Denied the freedom of speech, she cannot survive the contemptuous conversations of the cruel world. Throughout the play Ophelia represented the floral motif; beautiful but yet fragile. Being a female in a kingdom filled with chaos and deceptions, the innocent Ophelia force to keep silent and obey to the domineering men in her life. Although Ophelia is not the focal character in Hamlet, the audience can not help to feel sympathetic toward a character who has undergoes emotional and physical suffrages throughout this tragedy. With the queen descriptive details and the priest comments on the manner of her death, we can then conclude that Ophelia death was a suicide not an accident.
"Queen: Fell in the weeping brook. Her clothes spread wide, and mermaid-like awhile they bore her up, which time she chanted snatches of old tune, as one incapable of her own distress, or like a creature native and indued unto that element." (IV, VII: 190-195)
Shakespeare has deliberately left Ophelia's death with a question mark over whether it was an accident or suicide. He has done this to allow the audience to picture her death as they wanted to. As she dies she sings "snatches of old tunes". We are thus encouraged to believe without struggle, the singing maiden surrendered to the water and drowned. Ophelia, driven insane by Hamlet's cruelty and the murder of her beloved father, plunges from a tree branch and then into a river. Although her fall may be an accident, Ophelia makes no attempt to save herself, and thus her drowning is viewed as a suicide. Gertrude described her death as "mermaid-like". Shakespeare has used this language to add a sense of calm and peacefulness. In another sense Ophelia has accepted this fate, nor once did she resist or fight back the river current.
"Gravedigger: Is she getting a Christian burial, even though she willfully took her own life?" (V, I: 1-2)
"Gravedigger: For here lies the point; if I drown myself wittingly, it argues an act, and an act hath three branches - it is to act, to do, to perform; argal, she drowned herself wittingly." (V, I: 9-11)

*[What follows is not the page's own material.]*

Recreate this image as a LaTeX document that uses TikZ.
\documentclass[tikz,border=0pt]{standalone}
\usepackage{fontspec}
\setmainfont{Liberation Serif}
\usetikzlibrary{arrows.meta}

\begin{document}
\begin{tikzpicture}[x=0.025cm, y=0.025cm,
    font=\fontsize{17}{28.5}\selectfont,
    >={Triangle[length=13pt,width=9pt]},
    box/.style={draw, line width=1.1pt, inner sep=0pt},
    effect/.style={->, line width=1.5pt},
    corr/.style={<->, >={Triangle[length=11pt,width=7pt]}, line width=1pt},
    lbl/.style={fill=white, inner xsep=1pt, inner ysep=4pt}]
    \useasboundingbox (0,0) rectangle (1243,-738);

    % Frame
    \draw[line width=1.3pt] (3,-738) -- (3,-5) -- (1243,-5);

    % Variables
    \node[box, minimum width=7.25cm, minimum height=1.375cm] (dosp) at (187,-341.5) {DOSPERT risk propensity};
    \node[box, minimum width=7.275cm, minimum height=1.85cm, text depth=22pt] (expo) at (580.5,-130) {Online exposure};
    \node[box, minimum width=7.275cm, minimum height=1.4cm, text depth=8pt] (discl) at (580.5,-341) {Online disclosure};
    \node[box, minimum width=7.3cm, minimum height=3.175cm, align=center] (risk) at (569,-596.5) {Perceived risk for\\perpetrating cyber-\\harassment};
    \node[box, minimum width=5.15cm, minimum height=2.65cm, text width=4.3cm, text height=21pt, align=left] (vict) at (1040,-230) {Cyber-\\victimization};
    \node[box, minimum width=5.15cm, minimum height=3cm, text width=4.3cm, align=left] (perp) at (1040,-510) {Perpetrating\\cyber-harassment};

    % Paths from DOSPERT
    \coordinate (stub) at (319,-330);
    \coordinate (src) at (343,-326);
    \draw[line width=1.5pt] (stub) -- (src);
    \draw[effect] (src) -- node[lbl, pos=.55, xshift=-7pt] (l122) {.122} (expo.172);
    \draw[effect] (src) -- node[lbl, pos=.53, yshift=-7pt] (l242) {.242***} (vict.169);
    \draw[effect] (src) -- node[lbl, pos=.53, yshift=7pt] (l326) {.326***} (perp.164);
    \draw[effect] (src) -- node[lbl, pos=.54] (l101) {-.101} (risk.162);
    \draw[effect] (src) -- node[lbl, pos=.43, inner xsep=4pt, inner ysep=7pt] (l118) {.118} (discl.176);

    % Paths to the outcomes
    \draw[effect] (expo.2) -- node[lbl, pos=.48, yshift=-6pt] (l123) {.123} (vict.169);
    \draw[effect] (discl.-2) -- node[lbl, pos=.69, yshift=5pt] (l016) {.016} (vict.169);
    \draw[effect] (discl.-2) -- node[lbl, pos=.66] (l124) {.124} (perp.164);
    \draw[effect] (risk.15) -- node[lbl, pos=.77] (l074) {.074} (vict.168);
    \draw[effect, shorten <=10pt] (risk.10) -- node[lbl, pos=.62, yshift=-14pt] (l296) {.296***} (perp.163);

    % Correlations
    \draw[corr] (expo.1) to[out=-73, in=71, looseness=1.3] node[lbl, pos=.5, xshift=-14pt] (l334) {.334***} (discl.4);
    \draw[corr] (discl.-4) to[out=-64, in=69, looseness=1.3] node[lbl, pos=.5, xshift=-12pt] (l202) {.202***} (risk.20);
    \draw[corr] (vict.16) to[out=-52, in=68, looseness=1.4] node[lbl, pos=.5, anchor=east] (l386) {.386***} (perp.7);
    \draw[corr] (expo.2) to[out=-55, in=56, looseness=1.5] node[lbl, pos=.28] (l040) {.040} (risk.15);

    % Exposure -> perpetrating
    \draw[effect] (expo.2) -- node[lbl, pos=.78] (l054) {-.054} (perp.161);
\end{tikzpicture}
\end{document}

"If she hadn't been a gentlewoman, she wouldn't get a Christian Burial," commented the gravedigger. Just days has passed after Ophelia drowning incident, the kingdom begin to question the legitimacy of Ophelia burial, due to the manner of her death. During the medieval era, self-murder was a mortal sin in the eyes of the Church, penalized by prohibition of burial in consecrated ground. Even the priest made comments how it would abuse the Christian burial system if he was to sang a solemn dirge and laid her to rest like a soul that die in peace. If this was not a suicide, Shakespeare wouldn't add the "mermaid" imageries and the reoccurring topics about the legitimacy of her burial. In most Shakespearean plays such as "Romeo and Juliet", "Macbeth" the female protagonist tends to resort to suicide, this play is not an exception. When Juliet found out that Romeo has died, she immediately drank the poison without any hesitation. While in "Macbeth", Lady Macbeth conscience affects her to such an extent that she eventually commits suicide.
Please help me come up of a better title and edit my first part of essay please
Here is the whole entire essay, I hope it is not that confusing. Please help me. I don't really know how to end the essay properly...lol
---------------------------------------Accident or Suicide?

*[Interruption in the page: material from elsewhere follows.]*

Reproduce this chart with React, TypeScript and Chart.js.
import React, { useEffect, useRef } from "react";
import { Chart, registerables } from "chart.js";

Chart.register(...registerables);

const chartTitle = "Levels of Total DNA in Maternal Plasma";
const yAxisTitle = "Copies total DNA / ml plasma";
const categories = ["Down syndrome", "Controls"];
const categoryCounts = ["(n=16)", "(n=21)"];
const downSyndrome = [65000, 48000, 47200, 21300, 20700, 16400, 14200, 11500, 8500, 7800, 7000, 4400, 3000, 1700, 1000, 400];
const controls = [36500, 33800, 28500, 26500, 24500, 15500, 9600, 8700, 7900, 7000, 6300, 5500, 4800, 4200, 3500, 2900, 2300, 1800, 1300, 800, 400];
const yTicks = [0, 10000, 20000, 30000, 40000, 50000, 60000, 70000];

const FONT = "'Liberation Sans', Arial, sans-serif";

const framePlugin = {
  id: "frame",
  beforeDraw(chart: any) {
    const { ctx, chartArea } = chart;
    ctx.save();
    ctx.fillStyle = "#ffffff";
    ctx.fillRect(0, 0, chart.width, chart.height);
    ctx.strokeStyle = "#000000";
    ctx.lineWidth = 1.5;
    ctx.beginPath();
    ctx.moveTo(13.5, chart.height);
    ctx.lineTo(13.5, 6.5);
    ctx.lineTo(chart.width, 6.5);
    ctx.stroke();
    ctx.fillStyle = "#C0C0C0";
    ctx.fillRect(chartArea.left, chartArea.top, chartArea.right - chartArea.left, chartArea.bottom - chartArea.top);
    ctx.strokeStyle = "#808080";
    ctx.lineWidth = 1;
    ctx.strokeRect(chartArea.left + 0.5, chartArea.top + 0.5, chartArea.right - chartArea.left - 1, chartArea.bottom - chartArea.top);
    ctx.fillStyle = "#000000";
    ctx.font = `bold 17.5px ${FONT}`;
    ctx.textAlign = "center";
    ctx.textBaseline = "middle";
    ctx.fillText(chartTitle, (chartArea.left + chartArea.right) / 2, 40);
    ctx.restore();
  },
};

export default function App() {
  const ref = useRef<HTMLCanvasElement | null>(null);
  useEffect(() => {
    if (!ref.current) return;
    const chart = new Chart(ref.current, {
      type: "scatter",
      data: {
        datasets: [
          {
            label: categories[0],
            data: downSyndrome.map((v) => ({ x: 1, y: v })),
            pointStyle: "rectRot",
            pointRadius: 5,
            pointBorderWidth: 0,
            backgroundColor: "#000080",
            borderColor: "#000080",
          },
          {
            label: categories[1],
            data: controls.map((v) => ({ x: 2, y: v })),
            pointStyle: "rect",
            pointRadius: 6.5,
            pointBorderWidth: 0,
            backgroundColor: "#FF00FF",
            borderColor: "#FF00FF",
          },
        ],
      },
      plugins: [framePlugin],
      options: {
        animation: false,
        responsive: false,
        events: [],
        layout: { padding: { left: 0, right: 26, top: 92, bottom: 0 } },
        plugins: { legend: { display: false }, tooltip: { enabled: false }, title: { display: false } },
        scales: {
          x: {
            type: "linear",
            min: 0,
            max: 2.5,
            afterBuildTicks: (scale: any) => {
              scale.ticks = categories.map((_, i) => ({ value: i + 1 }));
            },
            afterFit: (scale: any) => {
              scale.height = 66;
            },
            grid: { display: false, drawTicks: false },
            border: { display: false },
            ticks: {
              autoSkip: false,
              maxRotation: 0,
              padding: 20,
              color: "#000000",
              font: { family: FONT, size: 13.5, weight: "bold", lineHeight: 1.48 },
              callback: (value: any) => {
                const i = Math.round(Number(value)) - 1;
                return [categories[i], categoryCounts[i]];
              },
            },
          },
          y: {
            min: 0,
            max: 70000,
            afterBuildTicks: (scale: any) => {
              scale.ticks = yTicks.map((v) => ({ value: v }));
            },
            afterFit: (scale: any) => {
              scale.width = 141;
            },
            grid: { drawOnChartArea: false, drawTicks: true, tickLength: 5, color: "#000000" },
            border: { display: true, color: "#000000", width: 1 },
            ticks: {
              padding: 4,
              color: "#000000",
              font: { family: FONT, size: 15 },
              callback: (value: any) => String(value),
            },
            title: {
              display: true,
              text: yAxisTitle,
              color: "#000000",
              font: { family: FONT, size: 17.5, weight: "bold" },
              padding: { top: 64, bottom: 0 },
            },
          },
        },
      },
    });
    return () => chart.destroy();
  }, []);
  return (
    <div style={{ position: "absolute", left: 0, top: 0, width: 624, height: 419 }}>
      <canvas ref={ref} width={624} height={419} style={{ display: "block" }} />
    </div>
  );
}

Denied the freedom of speech, she cannot survive the contemptuous conversations of the cruel world. Throughout the play Ophelia represented the floral motif; beautiful but yet fragile. Being a female in a kingdom filled with chaos and deceptions, the innocent Ophelia force to keep silent and obey to the domineering men in her life. Although Ophelia is not the focal character in Hamlet, the audience can not help to feel sympathetic toward a character who has undergoes emotional and physical suffrages throughout this tragedy. With the queen descriptive details and the priest comments on the manner of her death, we can then conclude that Ophelia death was a suicide not an accident.

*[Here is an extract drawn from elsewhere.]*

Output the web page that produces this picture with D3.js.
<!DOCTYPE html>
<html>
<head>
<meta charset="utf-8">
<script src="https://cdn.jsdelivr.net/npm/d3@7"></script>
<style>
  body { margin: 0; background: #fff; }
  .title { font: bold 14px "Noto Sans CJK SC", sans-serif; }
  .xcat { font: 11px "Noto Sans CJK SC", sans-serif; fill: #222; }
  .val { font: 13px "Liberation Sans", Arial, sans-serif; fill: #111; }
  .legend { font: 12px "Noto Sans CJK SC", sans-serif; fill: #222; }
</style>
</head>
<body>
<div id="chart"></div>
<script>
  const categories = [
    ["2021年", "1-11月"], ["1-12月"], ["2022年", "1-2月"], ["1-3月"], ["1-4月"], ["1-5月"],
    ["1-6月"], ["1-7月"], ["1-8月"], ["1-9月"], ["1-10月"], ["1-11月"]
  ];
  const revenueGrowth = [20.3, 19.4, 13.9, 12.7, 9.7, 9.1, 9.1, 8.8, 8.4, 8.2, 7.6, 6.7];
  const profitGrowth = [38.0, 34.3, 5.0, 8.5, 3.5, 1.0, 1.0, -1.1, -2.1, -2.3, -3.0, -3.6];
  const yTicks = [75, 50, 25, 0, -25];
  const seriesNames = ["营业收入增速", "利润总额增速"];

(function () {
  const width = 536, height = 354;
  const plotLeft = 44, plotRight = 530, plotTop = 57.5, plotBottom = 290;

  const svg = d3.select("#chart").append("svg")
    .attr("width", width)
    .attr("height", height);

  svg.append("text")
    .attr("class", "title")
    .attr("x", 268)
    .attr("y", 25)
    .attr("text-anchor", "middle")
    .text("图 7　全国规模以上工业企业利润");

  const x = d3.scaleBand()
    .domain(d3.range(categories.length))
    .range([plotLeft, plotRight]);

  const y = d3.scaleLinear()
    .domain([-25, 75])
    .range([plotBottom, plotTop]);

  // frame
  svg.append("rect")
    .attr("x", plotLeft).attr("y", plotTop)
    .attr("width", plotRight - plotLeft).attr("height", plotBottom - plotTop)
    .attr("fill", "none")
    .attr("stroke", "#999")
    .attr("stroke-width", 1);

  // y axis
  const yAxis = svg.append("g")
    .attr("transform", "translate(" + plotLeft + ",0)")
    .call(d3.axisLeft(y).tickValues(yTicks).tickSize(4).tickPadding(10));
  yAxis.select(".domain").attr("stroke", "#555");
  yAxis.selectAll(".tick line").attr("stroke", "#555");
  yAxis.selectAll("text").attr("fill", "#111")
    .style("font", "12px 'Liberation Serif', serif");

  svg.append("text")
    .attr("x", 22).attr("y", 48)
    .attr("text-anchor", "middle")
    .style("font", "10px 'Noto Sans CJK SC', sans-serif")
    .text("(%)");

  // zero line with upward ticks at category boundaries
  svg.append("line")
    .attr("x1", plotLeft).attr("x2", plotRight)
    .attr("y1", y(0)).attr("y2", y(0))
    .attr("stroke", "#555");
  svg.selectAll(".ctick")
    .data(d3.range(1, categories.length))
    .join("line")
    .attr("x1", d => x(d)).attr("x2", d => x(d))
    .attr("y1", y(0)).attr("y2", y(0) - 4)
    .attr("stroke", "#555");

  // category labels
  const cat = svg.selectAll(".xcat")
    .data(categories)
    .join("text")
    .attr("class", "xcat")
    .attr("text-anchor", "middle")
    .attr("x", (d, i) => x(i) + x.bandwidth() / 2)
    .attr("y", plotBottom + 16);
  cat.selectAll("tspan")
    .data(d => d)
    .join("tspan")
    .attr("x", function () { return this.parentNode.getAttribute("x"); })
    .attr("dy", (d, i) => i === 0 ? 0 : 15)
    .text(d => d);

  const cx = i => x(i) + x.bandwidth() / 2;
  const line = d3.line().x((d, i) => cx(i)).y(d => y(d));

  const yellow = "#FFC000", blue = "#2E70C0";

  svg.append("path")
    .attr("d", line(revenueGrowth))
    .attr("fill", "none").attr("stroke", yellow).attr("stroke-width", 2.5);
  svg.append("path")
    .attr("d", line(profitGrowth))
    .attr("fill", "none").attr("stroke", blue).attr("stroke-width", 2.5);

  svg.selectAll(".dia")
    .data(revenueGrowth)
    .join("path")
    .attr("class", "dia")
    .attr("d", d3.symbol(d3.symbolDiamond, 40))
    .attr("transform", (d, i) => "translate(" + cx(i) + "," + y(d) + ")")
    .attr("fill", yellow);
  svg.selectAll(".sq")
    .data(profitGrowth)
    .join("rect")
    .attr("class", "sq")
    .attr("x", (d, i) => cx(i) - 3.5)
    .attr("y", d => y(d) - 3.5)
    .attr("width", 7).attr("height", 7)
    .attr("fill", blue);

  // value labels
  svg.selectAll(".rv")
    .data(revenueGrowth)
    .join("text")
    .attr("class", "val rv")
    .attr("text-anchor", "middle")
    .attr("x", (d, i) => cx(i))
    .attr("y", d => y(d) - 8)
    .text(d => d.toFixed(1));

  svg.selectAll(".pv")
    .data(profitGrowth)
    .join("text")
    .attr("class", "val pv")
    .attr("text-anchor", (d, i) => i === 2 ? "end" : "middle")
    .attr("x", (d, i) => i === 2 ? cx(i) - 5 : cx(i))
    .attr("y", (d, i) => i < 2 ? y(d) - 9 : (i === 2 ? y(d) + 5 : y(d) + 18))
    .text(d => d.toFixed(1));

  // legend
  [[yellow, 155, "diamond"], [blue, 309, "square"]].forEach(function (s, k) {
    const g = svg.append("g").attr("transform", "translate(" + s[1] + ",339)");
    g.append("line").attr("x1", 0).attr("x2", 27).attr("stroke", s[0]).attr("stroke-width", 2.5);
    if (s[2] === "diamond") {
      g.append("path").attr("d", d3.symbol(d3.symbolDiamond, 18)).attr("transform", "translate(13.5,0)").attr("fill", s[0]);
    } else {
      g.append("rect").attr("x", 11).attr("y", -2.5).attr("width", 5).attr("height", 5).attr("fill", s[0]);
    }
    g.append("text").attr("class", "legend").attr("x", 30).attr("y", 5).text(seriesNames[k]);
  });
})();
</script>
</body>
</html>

"Queen: Fell in the weeping brook. Her clothes spread wide, and mermaid-like awhile they bore her up, which time she chanted snatches of old tune, as one incapable of her own distress, or like a creature native and indued unto that element." (IV, VII: 190-195)
Shakespeare has deliberately left Ophelia's death with a question mark over whether it was an accident or suicide. He has done this to allow the audience to picture her death as they wanted to. As she dies she sings "snatches of old tunes". We are thus encouraged to believe without struggle, the singing maiden surrendered to the water and drowned. Ophelia, driven insane by Hamlet's cruelty and the murder of her beloved father, plunges from a tree branch and then into a river. Although her fall may be an accident, Ophelia makes no attempt to save herself, and thus her drowning is viewed as a suicide. Gertrude described her death as "mermaid-like". Shakespeare has used this language to add a sense of calm and peacefulness. In another sense Ophelia has accepted this fate, nor once did she resist or fight back the river current.
"Gravedigger: Is she getting a Christian burial, even though she willfully took her own life?" (V, I: 1-2)
"Gravedigger: For here lies the point; if I drown myself wittingly, it argues an act, and an act hath three branches - it is to act, to do, to perform; argal, she drowned herself wittingly." (V, I: 9-11)
"If she hadn't been a gentlewoman, she wouldn't get a Christian Burial," commented the gravedigger. Just days has passed after Ophelia drowning incident, the kingdom begin to question the legitimacy of Ophelia burial, due to the manner of her death. During the medieval era, self-murder was a mortal sin in the eyes of the Church, penalized by prohibition of burial in consecrated ground. Even the priest made comments how it would abuse the Christian burial system if he was to sang a solemn dirge and laid her to rest like a soul that die in peace. If this was not a suicide, Shakespeare wouldn't add the "mermaid" imageries and the reoccurring topics about the legitimacy of her burial. In most Shakespearean plays such as "Romeo and Juliet", "Macbeth" the female protagonist tends to resort to suicide, this play is not an exception. When Juliet found out that Romeo has died, she immediately drank the poison without any hesitation. While in "Macbeth", Lady Macbeth conscience affects her to such an extent that she eventually commits suicide.